To be done — Everything in the listing except the pictures should be written out exactly.

Data section —
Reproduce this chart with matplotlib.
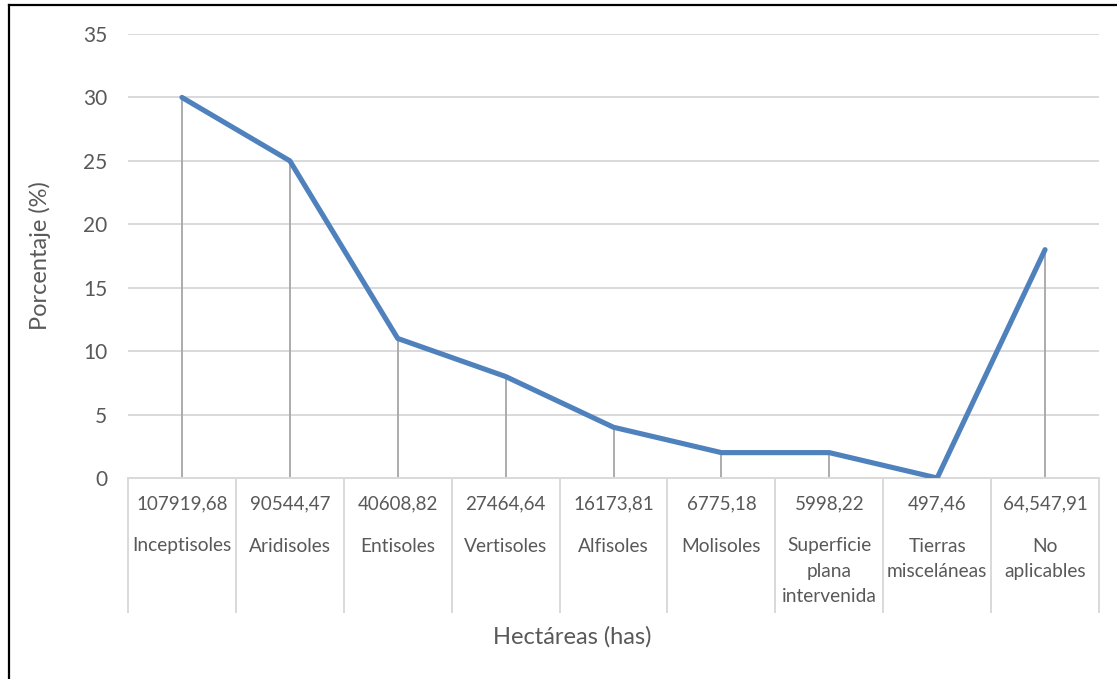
import matplotlib
matplotlib.use("Agg")
import matplotlib.pyplot as plt
from matplotlib.lines import Line2D

plt.rcParams['font.family'] = ['Lato', 'DejaVu Sans']

# Data
hectareas = ["107919,68", "90544,47", "40608,82", "27464,64", "16173,81",
             "6775,18", "5998,22", "497,46", "64,547,91"]
suelos = ["Inceptisoles", "Aridisoles", "Entisoles", "Vertisoles", "Alfisoles",
          "Molisoles", "Superficie\nplana\nintervenida", "Tierras\nmisceláneas",
          "No\naplicables"]
porcentaje = [30, 25, 11, 8, 4, 2, 2, 0, 18]
yticks = [0, 5, 10, 15, 20, 25, 30, 35]

W, H = 1117, 679
fig = plt.figure(figsize=(W / 100, H / 100), dpi=100)
left, right, top, bottom = 128, 1099, 34, 478
ax = fig.add_axes([left / W, 1 - bottom / H, (right - left) / W, (bottom - top) / H])

text_c = "#595959"
grid_c = "#d9d9d9"
drop_c = "#a6a6a6"
line_c = "#4f81bd"

n = len(porcentaje)
x = list(range(n))
ax.set_xlim(-0.5, n - 0.5)
ax.set_ylim(0, 35)

# Gridlines
for t in yticks[1:]:
    ax.axhline(t, color=grid_c, lw=1.4, zorder=0)

# Drop lines
ax.vlines(x, 0, porcentaje, color=drop_c, lw=1.3, zorder=1)

# Main series
ax.plot(x, porcentaje, color=line_c, lw=3.7, solid_capstyle='round',
        solid_joinstyle='round', zorder=3)

for s in ax.spines.values():
    s.set_visible(False)
ax.set_xticks([])
ax.set_yticks(yticks)
ax.tick_params(axis='y', length=0, pad=15, labelsize=15, labelcolor=text_c)

# Category axis: baseline and box separators
trans = ax.get_xaxis_transform()
ax_h = bottom - top
sep_depth = (612 - bottom) / ax_h
ax.plot([-0.5, n - 0.5], [0, 0], color=grid_c, lw=1.4, transform=trans,
        clip_on=False, zorder=2)
for b in [i - 0.5 for i in range(n + 1)]:
    ax.add_line(Line2D([b, b], [0, -sep_depth], color=grid_c, lw=1.4,
                       transform=trans, clip_on=False))

num_y = -(504 - bottom) / ax_h
for i in range(n):
    ax.text(i, num_y, hectareas[i], transform=trans, ha='center', va='center',
            fontsize=13.5, color=text_c)
    for k, part in enumerate(suelos[i].split("\n")):
        yy = -(546 + 25.5 * k - bottom) / ax_h
        ax.text(i, yy, part, transform=trans, ha='center', va='center',
                fontsize=13.8, color=text_c)

fig.text(572 / W, 1 - 637 / H, "Hectáreas (has)", ha='center', va='center',
         fontsize=17, color=text_c)
fig.text(40 / W, 1 - 256 / H, "Porcentaje (%)", ha='center', va='center',
         rotation=90, fontsize=17, color=text_c)

# Outer frame (left and top edges)
fig.add_artist(Line2D([8.5 / W, 8.5 / W], [0, 1 - 5 / H], color='black', lw=1.6,
                      transform=fig.transFigure))
fig.add_artist(Line2D([8.5 / W, 1], [1 - 5 / H, 1 - 5 / H], color='black', lw=1.6,
                      transform=fig.transFigure))

fig.savefig("out.png", dpi=100, facecolor='white')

Exercise solution —
Reproduce this chart with matplotlib.
import matplotlib
matplotlib.use("Agg")
import matplotlib.pyplot as plt
from matplotlib.lines import Line2D

plt.rcParams['font.family'] = ['Lato', 'DejaVu Sans']

# Data
hectareas = ["107919,68", "90544,47", "40608,82", "27464,64", "16173,81",
             "6775,18", "5998,22", "497,46", "64,547,91"]
suelos = ["Inceptisoles", "Aridisoles", "Entisoles", "Vertisoles", "Alfisoles",
          "Molisoles", "Superficie\nplana\nintervenida", "Tierras\nmisceláneas",
          "No\naplicables"]
porcentaje = [30, 25, 11, 8, 4, 2, 2, 0, 18]
yticks = [0, 5, 10, 15, 20, 25, 30, 35]

W, H = 1117, 679
fig = plt.figure(figsize=(W / 100, H / 100), dpi=100)
left, right, top, bottom = 128, 1099, 34, 478
ax = fig.add_axes([left / W, 1 - bottom / H, (right - left) / W, (bottom - top) / H])

text_c = "#595959"
grid_c = "#d9d9d9"
drop_c = "#a6a6a6"
line_c = "#4f81bd"

n = len(porcentaje)
x = list(range(n))
ax.set_xlim(-0.5, n - 0.5)
ax.set_ylim(0, 35)

# Gridlines
for t in yticks[1:]:
    ax.axhline(t, color=grid_c, lw=1.4, zorder=0)

# Drop lines
ax.vlines(x, 0, porcentaje, color=drop_c, lw=1.3, zorder=1)

# Main series
ax.plot(x, porcentaje, color=line_c, lw=3.7, solid_capstyle='round',
        solid_joinstyle='round', zorder=3)

for s in ax.spines.values():
    s.set_visible(False)
ax.set_xticks([])
ax.set_yticks(yticks)
ax.tick_params(axis='y', length=0, pad=15, labelsize=15, labelcolor=text_c)

# Category axis: baseline and box separators
trans = ax.get_xaxis_transform()
ax_h = bottom - top
sep_depth = (612 - bottom) / ax_h
ax.plot([-0.5, n - 0.5], [0, 0], color=grid_c, lw=1.4, transform=trans,
        clip_on=False, zorder=2)
for b in [i - 0.5 for i in range(n + 1)]:
    ax.add_line(Line2D([b, b], [0, -sep_depth], color=grid_c, lw=1.4,
                       transform=trans, clip_on=False))

num_y = -(504 - bottom) / ax_h
for i in range(n):
    ax.text(i, num_y, hectareas[i], transform=trans, ha='center', va='center',
            fontsize=13.5, color=text_c)
    for k, part in enumerate(suelos[i].split("\n")):
        yy = -(546 + 25.5 * k - bottom) / ax_h
        ax.text(i, yy, part, transform=trans, ha='center', va='center',
                fontsize=13.8, color=text_c)

fig.text(572 / W, 1 - 637 / H, "Hectáreas (has)", ha='center', va='center',
         fontsize=17, color=text_c)
fig.text(40 / W, 1 - 256 / H, "Porcentaje (%)", ha='center', va='center',
         rotation=90, fontsize=17, color=text_c)

# Outer frame (left and top edges)
fig.add_artist(Line2D([8.5 / W, 8.5 / W], [0, 1 - 5 / H], color='black', lw=1.6,
                      transform=fig.transFigure))
fig.add_artist(Line2D([8.5 / W, 1], [1 - 5 / H, 1 - 5 / H], color='black', lw=1.6,
                      transform=fig.transFigure))

fig.savefig("out.png", dpi=100, facecolor='white')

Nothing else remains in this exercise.